REQUIREMENTS: Omit every picture while repeating the entries exactly.

DATA PROVIDED:
━━━━━━

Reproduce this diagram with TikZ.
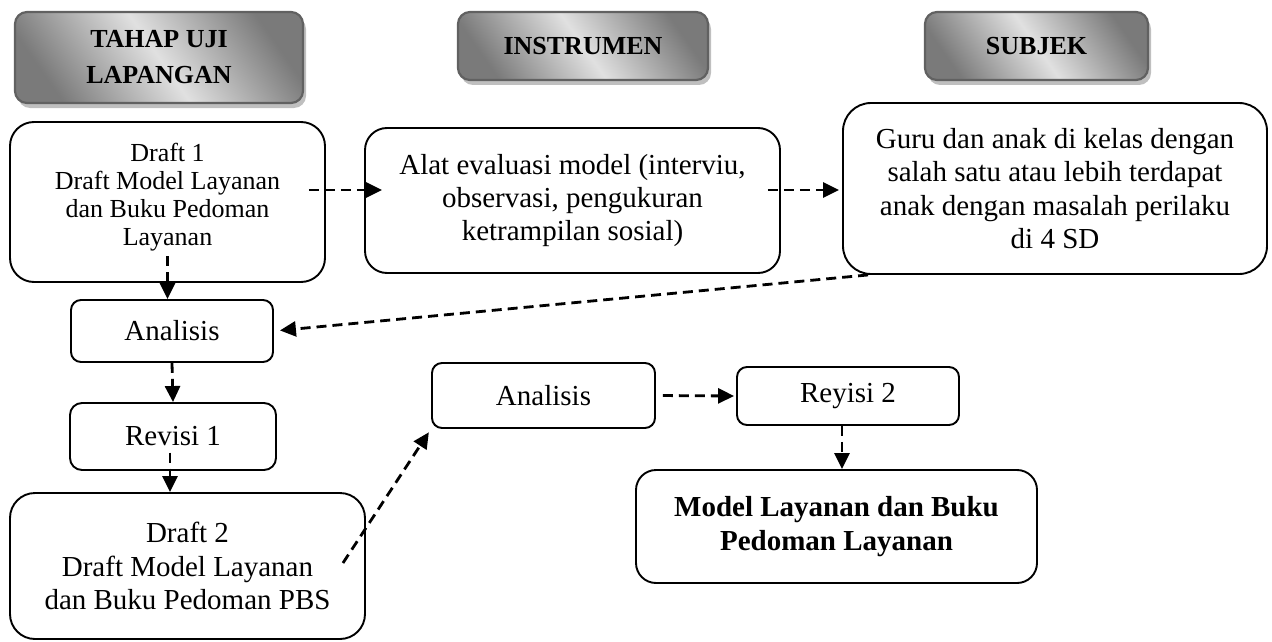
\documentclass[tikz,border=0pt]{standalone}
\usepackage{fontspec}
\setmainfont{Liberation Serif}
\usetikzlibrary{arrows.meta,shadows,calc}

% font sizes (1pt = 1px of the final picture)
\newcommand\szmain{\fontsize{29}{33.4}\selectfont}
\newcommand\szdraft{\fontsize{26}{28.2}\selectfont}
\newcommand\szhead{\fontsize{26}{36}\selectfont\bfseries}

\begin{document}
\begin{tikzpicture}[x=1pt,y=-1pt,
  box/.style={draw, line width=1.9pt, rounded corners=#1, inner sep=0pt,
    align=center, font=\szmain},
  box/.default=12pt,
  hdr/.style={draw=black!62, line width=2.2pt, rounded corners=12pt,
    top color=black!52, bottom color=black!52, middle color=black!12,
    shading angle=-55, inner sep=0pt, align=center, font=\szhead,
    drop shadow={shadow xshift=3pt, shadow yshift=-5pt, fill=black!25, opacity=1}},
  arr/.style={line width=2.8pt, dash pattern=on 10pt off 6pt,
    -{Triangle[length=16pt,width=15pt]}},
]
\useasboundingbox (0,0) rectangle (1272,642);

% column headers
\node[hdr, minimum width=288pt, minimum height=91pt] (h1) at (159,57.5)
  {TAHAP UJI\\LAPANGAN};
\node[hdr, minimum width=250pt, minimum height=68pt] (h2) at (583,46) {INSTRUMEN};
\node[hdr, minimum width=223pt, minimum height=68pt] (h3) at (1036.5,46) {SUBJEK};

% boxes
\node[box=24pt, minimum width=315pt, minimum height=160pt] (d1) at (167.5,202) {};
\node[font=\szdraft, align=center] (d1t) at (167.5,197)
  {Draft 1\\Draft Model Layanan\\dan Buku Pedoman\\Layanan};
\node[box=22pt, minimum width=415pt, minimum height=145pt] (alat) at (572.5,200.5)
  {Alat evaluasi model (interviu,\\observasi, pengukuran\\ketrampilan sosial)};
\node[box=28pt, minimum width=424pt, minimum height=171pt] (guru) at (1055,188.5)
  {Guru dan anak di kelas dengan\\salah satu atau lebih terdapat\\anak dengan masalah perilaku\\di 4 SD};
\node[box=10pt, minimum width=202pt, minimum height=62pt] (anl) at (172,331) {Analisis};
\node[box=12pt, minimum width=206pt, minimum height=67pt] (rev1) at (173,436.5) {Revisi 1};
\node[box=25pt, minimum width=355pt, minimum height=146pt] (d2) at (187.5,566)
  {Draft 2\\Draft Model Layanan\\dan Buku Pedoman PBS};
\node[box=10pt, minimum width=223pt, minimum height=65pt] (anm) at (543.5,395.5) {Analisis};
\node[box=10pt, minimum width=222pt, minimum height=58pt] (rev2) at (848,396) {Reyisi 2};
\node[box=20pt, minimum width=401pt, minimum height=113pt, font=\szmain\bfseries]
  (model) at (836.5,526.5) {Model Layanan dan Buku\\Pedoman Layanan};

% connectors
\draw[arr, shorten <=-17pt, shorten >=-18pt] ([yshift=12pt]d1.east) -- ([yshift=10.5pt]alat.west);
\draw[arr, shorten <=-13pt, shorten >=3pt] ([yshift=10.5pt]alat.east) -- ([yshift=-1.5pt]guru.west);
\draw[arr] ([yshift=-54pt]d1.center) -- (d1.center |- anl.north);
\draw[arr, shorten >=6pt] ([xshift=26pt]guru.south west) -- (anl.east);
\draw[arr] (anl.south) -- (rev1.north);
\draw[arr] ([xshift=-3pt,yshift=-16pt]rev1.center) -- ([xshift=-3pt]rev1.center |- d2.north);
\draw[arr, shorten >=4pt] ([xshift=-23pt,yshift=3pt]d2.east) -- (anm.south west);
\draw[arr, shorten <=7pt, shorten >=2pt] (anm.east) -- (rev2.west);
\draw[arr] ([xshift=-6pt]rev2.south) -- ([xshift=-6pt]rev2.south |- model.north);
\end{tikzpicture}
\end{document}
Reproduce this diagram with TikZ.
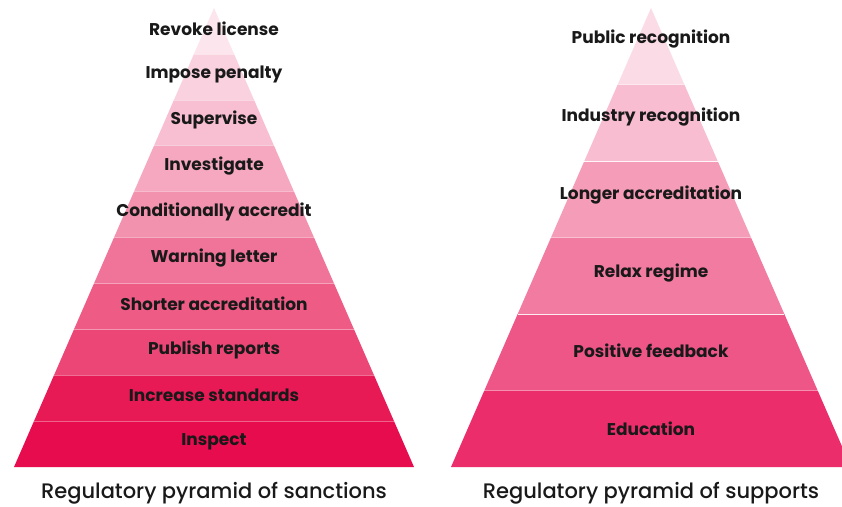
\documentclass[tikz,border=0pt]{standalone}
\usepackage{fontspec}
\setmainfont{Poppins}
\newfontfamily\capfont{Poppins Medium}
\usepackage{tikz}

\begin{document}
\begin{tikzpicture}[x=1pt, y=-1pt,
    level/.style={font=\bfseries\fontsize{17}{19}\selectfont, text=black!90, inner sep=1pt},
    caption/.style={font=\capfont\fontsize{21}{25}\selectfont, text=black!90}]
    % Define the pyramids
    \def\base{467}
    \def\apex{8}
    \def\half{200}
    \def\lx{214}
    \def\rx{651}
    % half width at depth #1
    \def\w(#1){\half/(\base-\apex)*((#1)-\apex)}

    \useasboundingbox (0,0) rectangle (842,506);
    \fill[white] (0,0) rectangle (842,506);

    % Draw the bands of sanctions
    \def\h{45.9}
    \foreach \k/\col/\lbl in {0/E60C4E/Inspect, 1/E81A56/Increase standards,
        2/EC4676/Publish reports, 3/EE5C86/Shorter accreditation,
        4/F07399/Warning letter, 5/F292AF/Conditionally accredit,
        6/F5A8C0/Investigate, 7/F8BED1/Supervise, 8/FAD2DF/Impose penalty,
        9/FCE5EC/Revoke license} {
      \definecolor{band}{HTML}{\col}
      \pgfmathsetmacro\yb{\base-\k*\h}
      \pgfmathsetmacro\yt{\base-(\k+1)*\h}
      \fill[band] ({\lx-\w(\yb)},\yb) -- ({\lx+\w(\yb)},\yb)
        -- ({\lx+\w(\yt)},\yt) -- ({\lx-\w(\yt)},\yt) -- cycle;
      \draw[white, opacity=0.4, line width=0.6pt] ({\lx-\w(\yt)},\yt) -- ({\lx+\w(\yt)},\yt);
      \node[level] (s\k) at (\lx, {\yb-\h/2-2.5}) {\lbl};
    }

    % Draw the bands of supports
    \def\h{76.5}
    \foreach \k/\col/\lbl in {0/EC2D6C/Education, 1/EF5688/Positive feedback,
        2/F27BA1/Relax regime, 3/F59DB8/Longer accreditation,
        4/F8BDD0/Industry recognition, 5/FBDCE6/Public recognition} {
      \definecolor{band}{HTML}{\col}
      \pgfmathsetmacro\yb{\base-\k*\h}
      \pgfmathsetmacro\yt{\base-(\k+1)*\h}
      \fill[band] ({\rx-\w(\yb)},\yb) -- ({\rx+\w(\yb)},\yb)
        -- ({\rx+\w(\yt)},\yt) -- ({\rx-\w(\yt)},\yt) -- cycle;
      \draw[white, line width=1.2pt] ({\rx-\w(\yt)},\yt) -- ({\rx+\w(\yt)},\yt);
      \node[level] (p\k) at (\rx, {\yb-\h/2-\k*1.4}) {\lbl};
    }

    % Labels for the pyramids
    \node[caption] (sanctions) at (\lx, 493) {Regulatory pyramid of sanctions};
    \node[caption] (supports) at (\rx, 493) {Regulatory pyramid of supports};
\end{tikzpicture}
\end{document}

━━━━━━

SOLUTION:
Reproduce this diagram with TikZ.
\documentclass[tikz,border=0pt]{standalone}
\usepackage{fontspec}
\setmainfont{Liberation Serif}
\usetikzlibrary{arrows.meta,shadows,calc}

% font sizes (1pt = 1px of the final picture)
\newcommand\szmain{\fontsize{29}{33.4}\selectfont}
\newcommand\szdraft{\fontsize{26}{28.2}\selectfont}
\newcommand\szhead{\fontsize{26}{36}\selectfont\bfseries}

\begin{document}
\begin{tikzpicture}[x=1pt,y=-1pt,
  box/.style={draw, line width=1.9pt, rounded corners=#1, inner sep=0pt,
    align=center, font=\szmain},
  box/.default=12pt,
  hdr/.style={draw=black!62, line width=2.2pt, rounded corners=12pt,
    top color=black!52, bottom color=black!52, middle color=black!12,
    shading angle=-55, inner sep=0pt, align=center, font=\szhead,
    drop shadow={shadow xshift=3pt, shadow yshift=-5pt, fill=black!25, opacity=1}},
  arr/.style={line width=2.8pt, dash pattern=on 10pt off 6pt,
    -{Triangle[length=16pt,width=15pt]}},
]
\useasboundingbox (0,0) rectangle (1272,642);

% column headers
\node[hdr, minimum width=288pt, minimum height=91pt] (h1) at (159,57.5)
  {TAHAP UJI\\LAPANGAN};
\node[hdr, minimum width=250pt, minimum height=68pt] (h2) at (583,46) {INSTRUMEN};
\node[hdr, minimum width=223pt, minimum height=68pt] (h3) at (1036.5,46) {SUBJEK};

% boxes
\node[box=24pt, minimum width=315pt, minimum height=160pt] (d1) at (167.5,202) {};
\node[font=\szdraft, align=center] (d1t) at (167.5,197)
  {Draft 1\\Draft Model Layanan\\dan Buku Pedoman\\Layanan};
\node[box=22pt, minimum width=415pt, minimum height=145pt] (alat) at (572.5,200.5)
  {Alat evaluasi model (interviu,\\observasi, pengukuran\\ketrampilan sosial)};
\node[box=28pt, minimum width=424pt, minimum height=171pt] (guru) at (1055,188.5)
  {Guru dan anak di kelas dengan\\salah satu atau lebih terdapat\\anak dengan masalah perilaku\\di 4 SD};
\node[box=10pt, minimum width=202pt, minimum height=62pt] (anl) at (172,331) {Analisis};
\node[box=12pt, minimum width=206pt, minimum height=67pt] (rev1) at (173,436.5) {Revisi 1};
\node[box=25pt, minimum width=355pt, minimum height=146pt] (d2) at (187.5,566)
  {Draft 2\\Draft Model Layanan\\dan Buku Pedoman PBS};
\node[box=10pt, minimum width=223pt, minimum height=65pt] (anm) at (543.5,395.5) {Analisis};
\node[box=10pt, minimum width=222pt, minimum height=58pt] (rev2) at (848,396) {Reyisi 2};
\node[box=20pt, minimum width=401pt, minimum height=113pt, font=\szmain\bfseries]
  (model) at (836.5,526.5) {Model Layanan dan Buku\\Pedoman Layanan};

% connectors
\draw[arr, shorten <=-17pt, shorten >=-18pt] ([yshift=12pt]d1.east) -- ([yshift=10.5pt]alat.west);
\draw[arr, shorten <=-13pt, shorten >=3pt] ([yshift=10.5pt]alat.east) -- ([yshift=-1.5pt]guru.west);
\draw[arr] ([yshift=-54pt]d1.center) -- (d1.center |- anl.north);
\draw[arr, shorten >=6pt] ([xshift=26pt]guru.south west) -- (anl.east);
\draw[arr] (anl.south) -- (rev1.north);
\draw[arr] ([xshift=-3pt,yshift=-16pt]rev1.center) -- ([xshift=-3pt]rev1.center |- d2.north);
\draw[arr, shorten >=4pt] ([xshift=-23pt,yshift=3pt]d2.east) -- (anm.south west);
\draw[arr, shorten <=7pt, shorten >=2pt] (anm.east) -- (rev2.west);
\draw[arr] ([xshift=-6pt]rev2.south) -- ([xshift=-6pt]rev2.south |- model.north);
\end{tikzpicture}
\end{document}
Reproduce this diagram with TikZ.
\documentclass[tikz,border=0pt]{standalone}
\usepackage{fontspec}
\setmainfont{Poppins}
\newfontfamily\capfont{Poppins Medium}
\usepackage{tikz}

\begin{document}
\begin{tikzpicture}[x=1pt, y=-1pt,
    level/.style={font=\bfseries\fontsize{17}{19}\selectfont, text=black!90, inner sep=1pt},
    caption/.style={font=\capfont\fontsize{21}{25}\selectfont, text=black!90}]
    % Define the pyramids
    \def\base{467}
    \def\apex{8}
    \def\half{200}
    \def\lx{214}
    \def\rx{651}
    % half width at depth #1
    \def\w(#1){\half/(\base-\apex)*((#1)-\apex)}

    \useasboundingbox (0,0) rectangle (842,506);
    \fill[white] (0,0) rectangle (842,506);

    % Draw the bands of sanctions
    \def\h{45.9}
    \foreach \k/\col/\lbl in {0/E60C4E/Inspect, 1/E81A56/Increase standards,
        2/EC4676/Publish reports, 3/EE5C86/Shorter accreditation,
        4/F07399/Warning letter, 5/F292AF/Conditionally accredit,
        6/F5A8C0/Investigate, 7/F8BED1/Supervise, 8/FAD2DF/Impose penalty,
        9/FCE5EC/Revoke license} {
      \definecolor{band}{HTML}{\col}
      \pgfmathsetmacro\yb{\base-\k*\h}
      \pgfmathsetmacro\yt{\base-(\k+1)*\h}
      \fill[band] ({\lx-\w(\yb)},\yb) -- ({\lx+\w(\yb)},\yb)
        -- ({\lx+\w(\yt)},\yt) -- ({\lx-\w(\yt)},\yt) -- cycle;
      \draw[white, opacity=0.4, line width=0.6pt] ({\lx-\w(\yt)},\yt) -- ({\lx+\w(\yt)},\yt);
      \node[level] (s\k) at (\lx, {\yb-\h/2-2.5}) {\lbl};
    }

    % Draw the bands of supports
    \def\h{76.5}
    \foreach \k/\col/\lbl in {0/EC2D6C/Education, 1/EF5688/Positive feedback,
        2/F27BA1/Relax regime, 3/F59DB8/Longer accreditation,
        4/F8BDD0/Industry recognition, 5/FBDCE6/Public recognition} {
      \definecolor{band}{HTML}{\col}
      \pgfmathsetmacro\yb{\base-\k*\h}
      \pgfmathsetmacro\yt{\base-(\k+1)*\h}
      \fill[band] ({\rx-\w(\yb)},\yb) -- ({\rx+\w(\yb)},\yb)
        -- ({\rx+\w(\yt)},\yt) -- ({\rx-\w(\yt)},\yt) -- cycle;
      \draw[white, line width=1.2pt] ({\rx-\w(\yt)},\yt) -- ({\rx+\w(\yt)},\yt);
      \node[level] (p\k) at (\rx, {\yb-\h/2-\k*1.4}) {\lbl};
    }

    % Labels for the pyramids
    \node[caption] (sanctions) at (\lx, 493) {Regulatory pyramid of sanctions};
    \node[caption] (supports) at (\rx, 493) {Regulatory pyramid of supports};
\end{tikzpicture}
\end{document}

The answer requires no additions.